Mehrere Anwärter für den SPD-Vorsitz äußerten sich hingegen unzufrieden. Karl Lauterbach sagte auf einer SPD-Regionalkonferenz in Neubrandenburg, es sei ein CO2-Preis beschlossen worden, mit dem Autofahrer durch die höhere Pendlerpauschale am Ende mehr im Portemonnaie hätten. Sein Mitbewerber, Nordrhein-Westfalens Ex-Finanzminister Norbert Walter-Borjans sagte der »Welt«: »Auch wenn die SPD sich in wichtigen Punkten gut durchsetzen konnte, so zeigt sich, dass sozial gerechter Klimaschutz an CDU und CSU scheitert.«
Vizekanzler Olaf Scholz (SPD) und Wirtschaftsminister Peter Altmaier (CDU) verteidigten den Kompromiss jedoch. »Was wir da vorgelegt haben, ist ein großer Wurf«, sagte Scholz am Freitagabend im ZDF. Altmaier verteidigte in dem Sender, dass die Pendlerpauschale von 30 auf 35 Cent je Kilometer angehoben wird, was Umweltschützer kritisieren.
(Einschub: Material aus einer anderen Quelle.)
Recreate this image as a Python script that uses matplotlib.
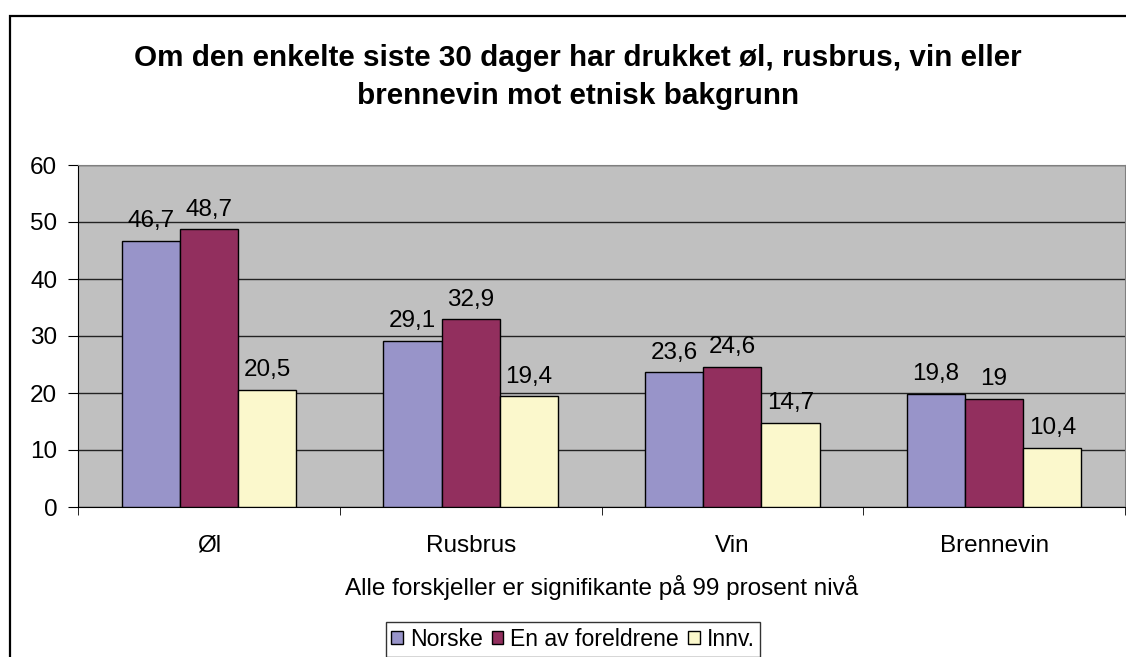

Städter könnten vom Auto auf Fahrrad oder Nahverkehr ausweichen, erklärte er. Menschen auf dem Lande müssten weit fahren, weil es bei ihnen keine Arbeitsplätze gebe. »Und diese Menschen dürfen am Ende nicht die Leidtragenden der Klimapolitik sein.«
SPD-Fraktionsvize Matthias Miersch sagte der Deutschen Presse-Agentur: »Die Rettung des Klimas gelingt nicht in einer Nacht, aber das Klimapaket enthält Grundlagen, die es noch nie gegeben hat.« Dazu zählten die Förderung von Solaranlagen ohne Deckelung, finanzielle Anreize für Kommunen bei Windkraft an Land sowie »massive Investitionen in eine Infrastruktur der Zukunft«.
Für den Juso-Vorsitzenden Kevin Kühnert ist die verabredete jährliche Überprüfung der Maßnahmen »der eigentliche Erfolg in den Verhandlungen«. Das Paket sei ein klassischer Kompromiss. Aber: »Das Ergebnis ist insbesondere bei den Investitionen näher an dem, was wir als SPD wollten, als an dem, was die CDU wollte«, sagte er der dpa.